- Born: Rupert Christopher Soames 18 May 1959 (age 67) Croydon, Surrey, England
- Education: Eton College
- Alma mater: Worcester College, Oxford
- Occupation: Businessman
- Years active: 1982–present
- Spouse: Camilla Dunne ​(m. 1988)​
- Children: 3
- Parent(s): Christopher Soames Mary Churchill
- Relatives: Winston Churchill (grandfather) Nicholas Soames (brother)

= Rupert Soames =

British businessman

Rupert Christopher Soames (born 18 May 1959) is a British businessman. He was chair of the Confederation of British Industry (CBI) from 2024 to 2025, and was the chief executive of Serco from 2014 to 2023. He is a grandson of Winston Churchill, a nephew of one-time Defence Secretary Duncan Sandys and his wife Diana Churchill, of journalist Randolph Churchill, and of actress and dancer Sarah Churchill.

==Early life and education==
Soames was born in Croydon, to Christopher and Mary Soames. He is a grandson of Winston Churchill, a nephew of one-time Defence Secretary Duncan Sandys and his wife Diana Churchill, of journalist Randolph Churchill, and of actress and dancer Sarah Churchill, and is a great-nephew of the founders of the Scout movement, the 1st Baron Baden-Powell and his wife, the Baroness Baden-Powell.

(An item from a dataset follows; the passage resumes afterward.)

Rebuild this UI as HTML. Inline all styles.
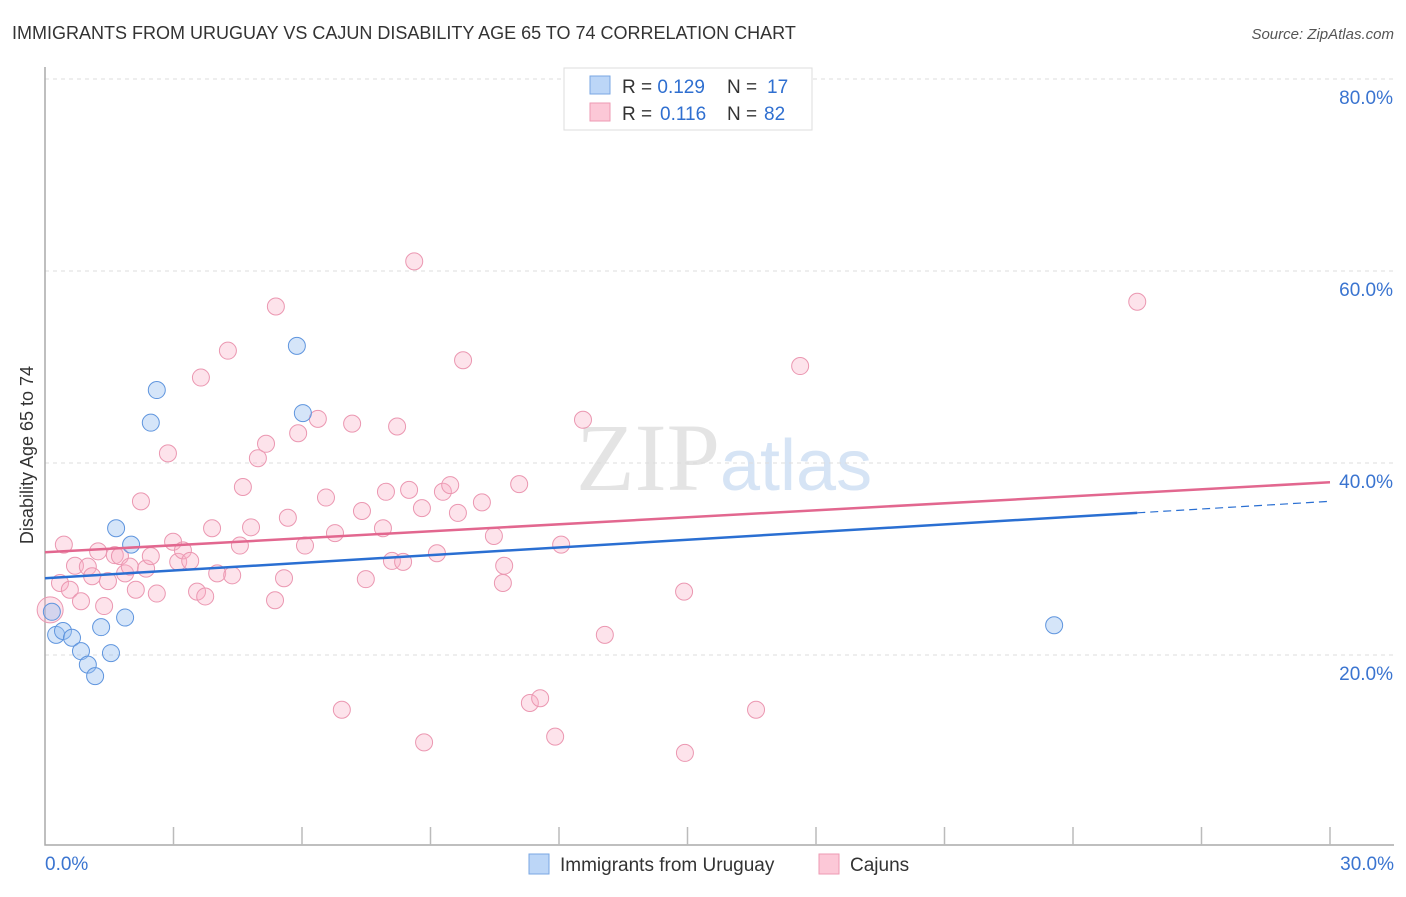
<!DOCTYPE html>
<html><head><meta charset="utf-8"><style>
body{margin:0;background:#fff;font-family:"Liberation Sans",sans-serif}
</style></head><body>
<svg id="c" width="1406" height="892" xmlns="http://www.w3.org/2000/svg">
<text x="12" y="39" font-size="18" fill="#333">IMMIGRANTS FROM URUGUAY VS CAJUN DISABILITY AGE 65 TO 74 CORRELATION CHART</text>
<text x="1394" y="39" font-size="15" fill="#555" font-style="italic" text-anchor="end">Source: ZipAtlas.com</text>
<text x="720" y="490" font-size="96" fill="#e4e4e4" text-anchor="end" font-family="Liberation Serif">ZIP</text>
<text x="720" y="490" font-size="72" fill="#d6e4f5">atlas</text>
<g id="grid"></g>
<g id="axes"></g>
<g id="marks"></g>
<text transform="translate(33,455) rotate(-90)" font-size="18" fill="#333" text-anchor="middle">Disability Age 65 to 74</text>
<g>
<rect x="564" y="68" width="248" height="62" fill="#fff" stroke="#ddd"/>
<rect x="590" y="76" width="20" height="18" fill="#bcd6f7" stroke="#7aa7e3"/>
<rect x="590" y="103" width="20" height="18" fill="#fcc8d7" stroke="#ee9ab3"/>
<text x="622" y="93" font-size="19" fill="#333">R = <tspan fill="#2f6fd0">0.129</tspan><tspan x="727">N = </tspan><tspan x="767" fill="#2f6fd0">17</tspan></text>
<text x="622" y="120" font-size="19" fill="#333">R = <tspan x="660" fill="#2f6fd0">0.116</tspan><tspan x="727">N = </tspan><tspan x="764" fill="#2f6fd0">82</tspan></text>
</g>
<g>
<rect x="529" y="854" width="20" height="20" fill="#bcd6f7" stroke="#7aa7e3"/>
<text x="560" y="871" font-size="19" fill="#333">Immigrants from Uruguay</text>
<rect x="819" y="854" width="20" height="20" fill="#fcc8d7" stroke="#ee9ab3"/>
<text x="850" y="871" font-size="19" fill="#333">Cajuns</text>
</g>
</svg>
<script>
const blueX=[0.16,0.26,0.42,0.63,0.84,1.0,1.17,1.31,1.54,1.66,1.87,2.01,2.47,2.61,5.88,6.02,23.56];
const blueY=[24.5,22.1,22.5,21.8,20.4,19.0,17.8,22.9,20.2,33.2,23.9,31.5,44.2,47.6,52.2,45.2,23.1];
const pinkX=[0.12,0.44,0.35,0.58,0.70,0.84,1.00,1.10,1.24,1.38,1.47,1.63,1.75,1.87,1.98,2.12,2.24,2.36,2.47,2.61,2.87,2.99,3.11,3.22,3.39,3.55,3.64,3.74,3.90,4.02,4.27,4.37,4.55,4.62,4.81,4.97,5.16,5.37,5.39,5.58,5.67,5.91,6.07,6.37,6.56,6.77,6.93,7.17,7.40,7.49,7.89,7.96,8.10,8.22,8.36,8.50,8.62,8.80,8.85,9.15,9.29,9.46,9.64,9.76,10.20,10.48,10.69,10.72,11.07,11.32,11.56,11.91,12.05,12.56,13.07,14.92,14.94,16.60,17.63,25.50];
const pinkY=[24.7,31.5,27.5,26.8,29.3,25.6,29.2,28.2,30.8,25.1,27.7,30.4,30.3,28.5,29.2,26.8,36.0,29.0,30.3,26.4,41.0,31.8,29.7,30.9,29.8,26.6,48.9,26.1,33.2,28.5,51.7,28.3,31.4,37.5,33.3,40.5,42.0,25.7,56.3,28.0,34.3,43.1,31.4,44.6,36.4,32.7,14.3,44.1,35.0,27.9,33.2,37.0,29.8,43.8,29.7,37.2,61.0,35.3,10.9,30.6,37.0,37.7,34.8,50.7,35.9,32.4,27.5,29.3,37.8,15.0,15.5,11.5,31.5,44.5,22.1,26.6,9.8,14.3,50.1,56.8];
const yTicks=[20,40,60,80];
const yTickLabels=["20.0%","40.0%","60.0%","80.0%"];
const xTicks=[0,3,6,9,12,15,18,21,24,27,30];
const trendBlue=[28.0,0.267];const trendPink=[30.7,0.243];
const blueSolidEnd=25.5;
const NS="http://www.w3.org/2000/svg";
const sx=v=>45+v*(1285/30), sy=v=>847-v*9.6;
function mk(p,t,a){const e=document.createElementNS(NS,t);for(const k in a)e.setAttribute(k,a[k]);document.getElementById(p).appendChild(e);return e;}
yTicks.forEach((t,i)=>{
 const l=mk('grid','line',{x1:45,x2:1394,y1:sy(t),y2:sy(t),stroke:'#ddd','stroke-dasharray':'4,4'});
 
 
 const tx=mk('grid','text',{x:1393,y:sy(t)+25,'font-size':19,fill:'#3a74d0','text-anchor':'end'});tx.textContent=yTickLabels[i];
 
 
});
mk('grid','line',{x1:45,x2:1394,y1:79,y2:79,stroke:'#ddd','stroke-dasharray':'4,4'});
const ax=mk('axes','path',{d:'M45,67V845H1394',fill:'none',stroke:'#aaa','stroke-width':1.5});


xTicks.slice(1).forEach(t=>{const l=mk('axes','line',{x1:sx(t),x2:sx(t),y1:827,y2:845,stroke:'#bbb','stroke-width':1.5});
 
 });
const x0=mk('axes','text',{x:45,y:870,'font-size':19,fill:'#3a74d0'});x0.textContent='0.0%';


const x1=mk('axes','text',{x:1394,y:870,'font-size':19,fill:'#3a74d0','text-anchor':'end'});x1.textContent='30.0%';


pinkX.forEach((x,i)=>{const c=mk('marks','circle',{cx:sx(x),cy:sy(pinkY[i]),r:i==0?13:8.5,fill:'rgba(248,175,198,0.35)',stroke:'#eb97b1','stroke-width':1});
 
 });
blueX.forEach((x,i)=>{const c=mk('marks','circle',{cx:sx(x),cy:sy(blueY[i]),r:8.5,fill:'rgba(150,190,240,0.4)',stroke:'#5f95de','stroke-width':1});
 
 });
const tp=mk('marks','line',{x1:sx(0),y1:sy(trendPink[0]),x2:sx(30),y2:sy(trendPink[0]+trendPink[1]*30),stroke:'#e2678f','stroke-width':2.5});


const tb=mk('marks','line',{x1:sx(0),y1:sy(trendBlue[0]),x2:sx(blueSolidEnd),y2:sy(trendBlue[0]+trendBlue[1]*blueSolidEnd),stroke:'#2a6fd2','stroke-width':2.5});


const td=mk('marks','line',{x1:sx(blueSolidEnd),y1:sy(trendBlue[0]+trendBlue[1]*blueSolidEnd),x2:sx(30),y2:sy(trendBlue[0]+trendBlue[1]*30),stroke:'#2a6fd2','stroke-width':1.2,'stroke-dasharray':'8,5'});


</script>
</body></html>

Soames was educated at St Aubyns School in Rottingdean, East Sussex: in 2025 he revealed that he had been sexually abused by a master at the school. He continued to Eton College and then Worcester College, Oxford, where he studied Philosophy, Politics and Economics (PPE). While at Oxford he worked as a DJ at the London nightclub Annabel's and was a member of the Bullingdon Club, as well as being elected to the Presidency of the Oxford Union and featuring in the Sunday Times 1981 article on Oxford, where Soames described himself as getting "hog-whimperingly drunk".

==Career==
Upon graduation, he was offered a position at GEC by the managing director Arnold Weinstock. He remained at GEC for 15 years, working in the company's avionics and computing divisions, and became managing director of Avery Berkel, running the company's UK, India, Asia and Africa operations.

After leaving GEC in 1997, Soames joined the financial software company Misys as chief executive of its Midas-Kapiti division. He was promoted to chief executive of the Banking and Securities Division in June 2000.

Soames left Misys after a disagreement with Misys founder Kevin Lomax on the company's direction, and was appointed chief executive of power hire group Aggreko in June 2003, replacing Philip Harrower, who died when his car collided with a train in the United States. Soames left Aggreko in 2014.

Soames was appointed Officer of the Order of the British Empire (OBE) in the 2010 New Year Honours.

In November 2010, he gave a speech at the Scottish Parliament in which he warned, "In the UK, we are already close to the rocks, because, over the next 8 years a third of our coal-fired capacity, two-thirds of our oil-fired capacity, and nearly three-quarters of our nuclear capacity will be closed down either through age or the impact of the European Large Combustion Plant Directive. Absent a massive and immediate programme of building new power stations, with concrete being poured in the next two years, we will be in serious danger of the lights going out."

In December 2023, it was announced that Soames had been appointed as the new President of the Confederation of British Industry (CBI), taking up the position in early 2024.

==Personal life==
He married Camilla Dunne, daughter of Sir Thomas Dunne, KG, KCVO in 1988. They have three children: Arthur, Daisy, and Jack. Daisy Soames is a god-daughter of Diana, Princess of Wales, and works as a horse safari guide in Kenya. Jack Soames has served as a Page of Honour. His brother is former MP Nicholas Soames, Baron Soames of Fletching.

On 21 March 2025 Soames, spoken publicly for the first time about the sexual abuse he suffered at the St. Aubyn's boarding school in the 1960s. He was abused by two masters with an "unhealthy appetite for young boys", from the age of “eight or nine”. Soames confirmed the abuse was “confronted”, with one of the school masters going to prison.